A child with a dentist in a dental office.

More than half of Arizona’s kindergarten children have dental cavities – which is greater than the national average for 5-year-olds – according to the Healthy Smiles Healthy Bodies Survey.

So, Neighborhood Outreach Access to Health (NOAH) and Delta Dental of Arizona want to ensure these children receive the oral health education they need to reduce the rate of cavities.

  Delta Dental awarded NOAH $100,000 over two years to continue the Smiles for Kids school-based oral health program. 

In the past, NOAH’s Smiles for Kids program provided in person oral health education, dental screenings, and fluoride varnish services to over 3,000 children at primarily Title 1 elementary schools in Scottsdale, Paradise Valley and Deer Valley. 

To continue this work while schools were closed, NOAH retooled the program to provide the educational component via video with the funds from Delta Dental of Arizona.   

“Poor oral health can negatively affect how a young mouth develops and leads to more than 50 million school hours being lost each year. It can also impact a child’s confidence, speech, nutrition, social skills, as well as potential for success later in life,” said Dr.

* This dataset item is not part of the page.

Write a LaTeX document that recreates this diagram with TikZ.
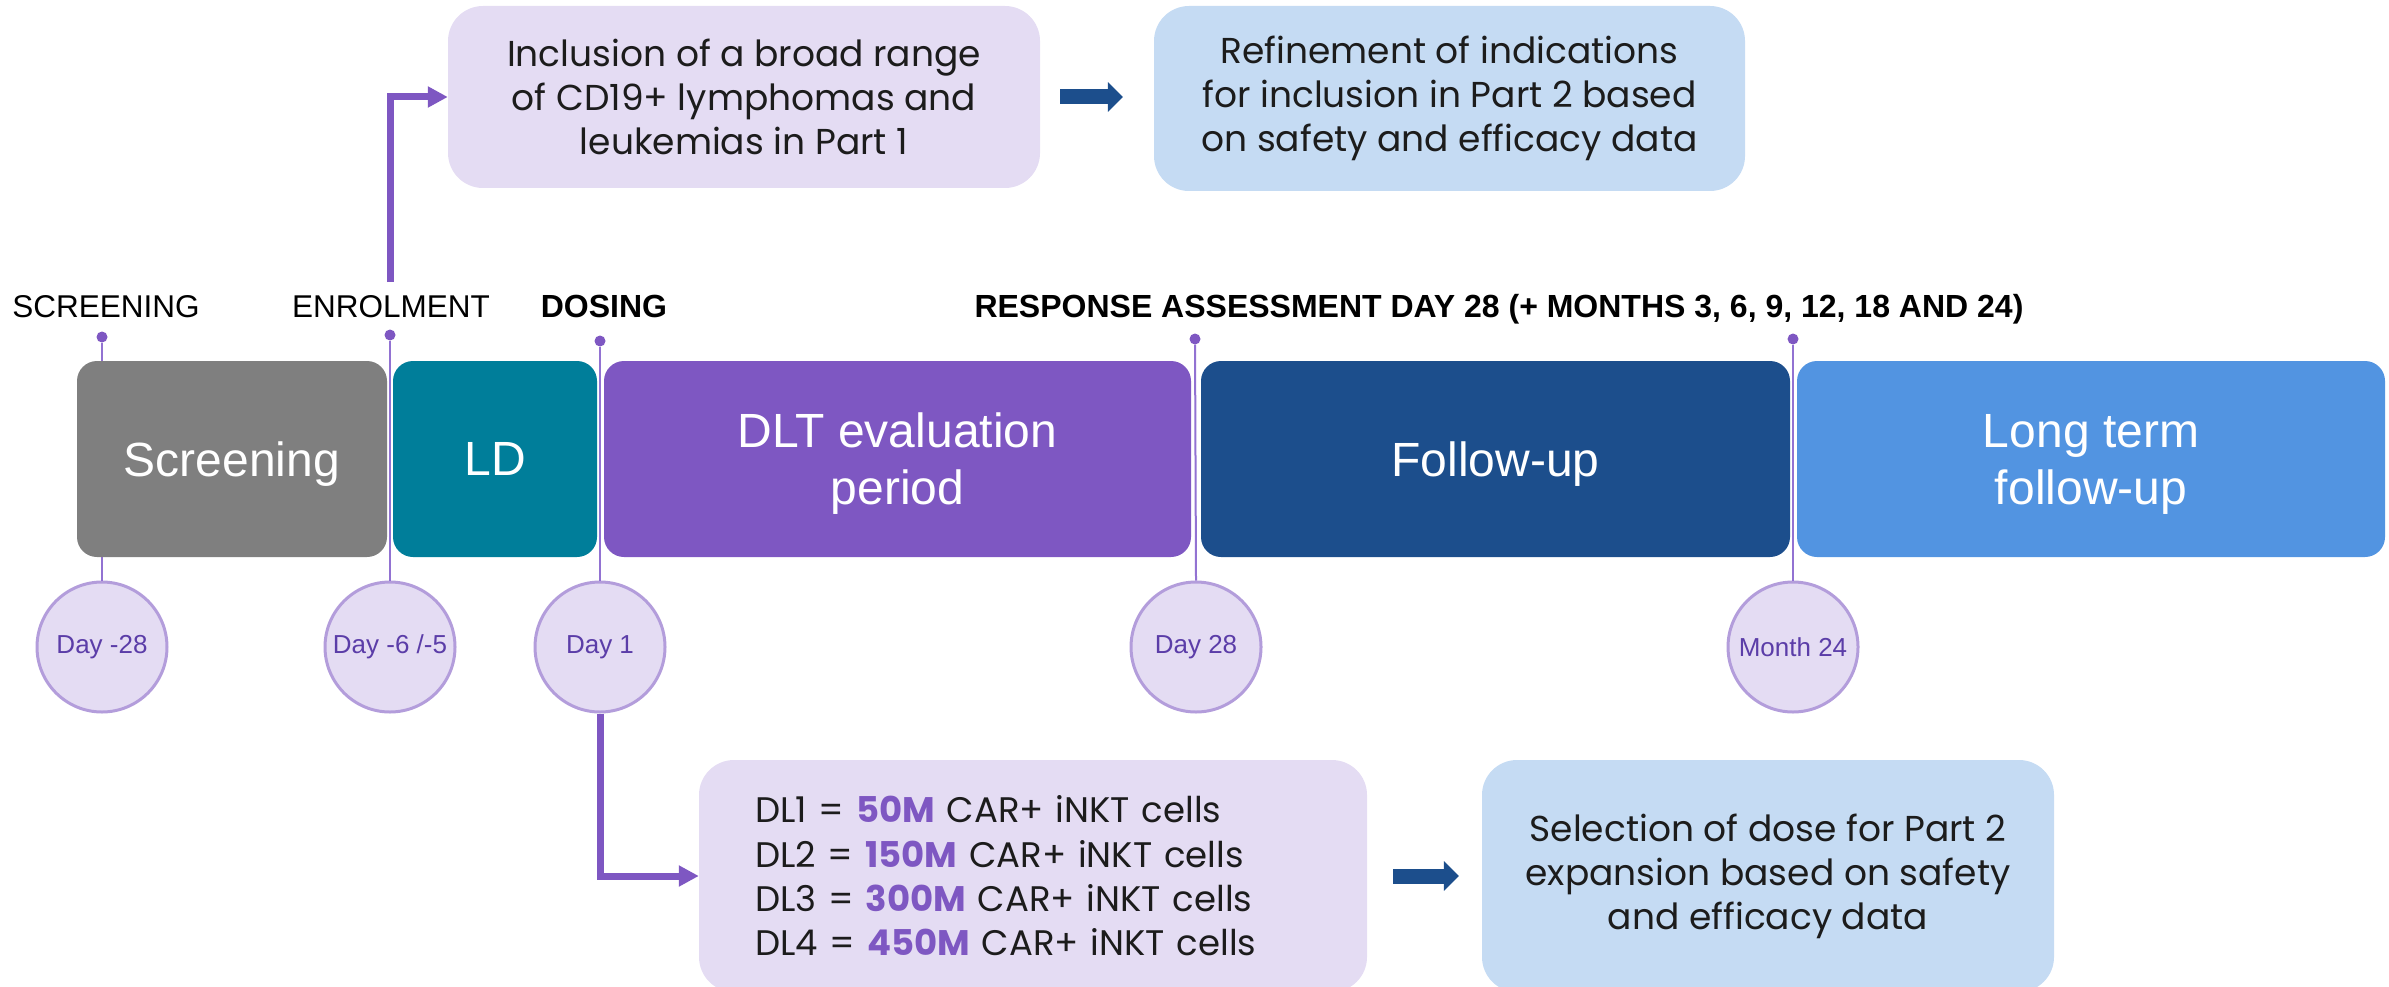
\documentclass[tikz,border=0pt]{standalone}
\usepackage{fontspec}
\setmainfont{Liberation Sans}
\newfontfamily\popfont{Poppins}
\usetikzlibrary{arrows.meta}
\definecolor{cgray}{HTML}{7F7F7F}
\definecolor{cteal}{HTML}{007E9A}
\definecolor{cpurple}{HTML}{7E57C2}
\definecolor{cnavy}{HTML}{1C4E8C}
\definecolor{cblue}{HTML}{5294E1}
\definecolor{clav}{HTML}{E4DCF3}
\definecolor{clight}{HTML}{C5DBF3}
\definecolor{cring}{HTML}{B39DDB}
\definecolor{cday}{HTML}{5B3DA8}
\definecolor{cline}{HTML}{9272D2}
\definecolor{cdark}{HTML}{1C1C1C}
\tikzset{
  phase/.style={rounded corners=20pt, minimum height=196pt, inner sep=0pt, text=white,
    align=center, text depth=0pt, font=\fontsize{48}{57}\selectfont},
  daycirc/.style={circle, minimum size=130pt, inner sep=0pt, fill=clav, draw=cring,
    line width=3pt, text=cday, font=\fontsize{26}{30}\selectfont},
  dotmark/.style={circle, fill=cpurple, minimum size=11pt, inner sep=0pt},
  toplabel/.style={anchor=base, text=black, font=\fontsize{31.5}{36}\selectfont},
  boldlabel/.style={anchor=base, text=black, font=\fontsize{32}{36}\selectfont\bfseries},
  tline/.style={draw=cline, line width=2pt},
  infobox/.style={rounded corners=35pt, inner sep=0pt, align=center, text=cdark,
    font=\popfont\fontsize{36}{44}\selectfont},
  elbow/.style={draw=cpurple, line width=7pt, -{Triangle[length=20pt,width=20pt]}},
  bigarr/.style={draw=cnavy, line width=15pt, -{Triangle[length=15pt,width=29pt]}}
}
\begin{document}
\begin{tikzpicture}[x=1pt,y=-1pt]
\clip (0,0) rectangle (2389,987);

% top labels
\node[toplabel] (lscr) at (106,317) {SCREENING};
\node[toplabel] (lenr) at (391,317) {ENROLMENT};
\node[boldlabel] (ldos) at (604,317) {DOSING};
\node[boldlabel] (lresp) at (1499,317) {RESPONSE ASSESSMENT DAY 28 (+ MONTHS 3, 6, 9, 12, 18 AND 24)};

% dots
\node[dotmark] (dscr) at (102,337) {};
\node[dotmark] (denr) at (390,335) {};
\node[dotmark] (ddos) at (600,341) {};
\node[dotmark] (dd28) at (1195,339) {};
\node[dotmark] (dm24) at (1793,339) {};

% day circles
\node[daycirc] (cscr) at (102,647) {Day -28};
\node[daycirc] (cenr) at (390,647) {Day -6 /-5};
\node[daycirc] (cdos) at (600,647) {Day 1};
\node[daycirc] (cd28) at (1196,647) {Day 28};
\node[daycirc] (cm24) at (1793,647) {Month 24};

% timeline lines (drawn before the boxes, so the boxes cover them)
\draw[tline] (dscr) -- (cscr.north);
\draw[tline] (denr) -- (cenr.north);
\draw[tline] (ddos) -- (cdos.north);
\draw[tline] (dd28) -- (cd28.north);
\draw[tline] (dm24) -- (cm24.north);

% phase boxes
\node[phase, fill=cgray, minimum width=310pt] (pscr) at (232,459) {Screening};
\node[phase, fill=cteal, minimum width=204pt] (pld) at (495,459) {LD};
\node[phase, fill=cpurple, minimum width=587pt] (pdlt) at (897.5,459) {DLT evaluation\\period};
\node[phase, fill=cnavy, minimum width=589pt] (pfu) at (1495.5,459) {Follow-up};
\node[phase, fill=cblue, minimum width=588pt] (plt) at (2091,459) {Long term\\follow-up};

% top boxes
\node[infobox, fill=clav, minimum width=592pt, minimum height=182pt] (incl) at (744,97)
  {Inclusion of a broad range\\of CD19+ lymphomas and\\leukemias in Part 1};
\node[infobox, fill=clight, minimum width=591pt, minimum height=185pt] (refine) at (1449.5,98.5)
  {Refinement of indications\\for inclusion in Part 2 based\\on safety and efficacy data};

% bottom boxes
\node[infobox, fill=clav, minimum height=232pt, inner xsep=56pt, text width=556pt, align=left,
  font=\popfont\fontsize{35.5}{44.3}\selectfont] (dl) at (1033,876)
  {DL1 = {\color{cpurple}\bfseries 50M} CAR+ iNKT cells\\
   DL2 = {\color{cpurple}\bfseries 150M} CAR+ iNKT cells\\
   DL3 = {\color{cpurple}\bfseries 300M} CAR+ iNKT cells\\
   DL4 = {\color{cpurple}\bfseries 450M} CAR+ iNKT cells};
\node[infobox, fill=clight, minimum width=572pt, minimum height=232pt] (sel) at (1768,876)
  {Selection of dose for Part 2\\expansion based on safety\\and efficacy data};

% connectors
\coordinate (enrstart) at (390,282);
\draw[elbow] (enrstart) |- (incl.west);
\draw[elbow] (cdos.south) |- (dl.west);
\draw[bigarr, shorten <=20pt, shorten >=31pt] (incl.east) -- (incl.east -| refine.west);
\draw[bigarr, shorten <=26pt, shorten >=23pt] (dl.east) -- (sel.west);
\end{tikzpicture}
\end{document}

Lou Sarrosa, NOAH dental director. 

“This grant not only allows us to treat thousands of low income and uninsured children who otherwise may not have access to dental services, it also gives us the opportunity to present dental education in a new and interactive platform for their families and provide them with important resources that can benefit the entire family.” 

Students watch short videos on six separate oral health modules, take a quiz and electronically obtain parent permission to receive an oral health screening, fluoride varnish treatment and dental supplies once students return to school.

Delta Dental of Arizona, a dental benefits company, has distributed over $750,000 this year to 34 Arizona community organizations though its charitable arm.

Since 2006, the Delta Dental of Arizona Foundation has provided more than $13 million in community benefit support for oral health promotion and dental disease prevention programs across the state.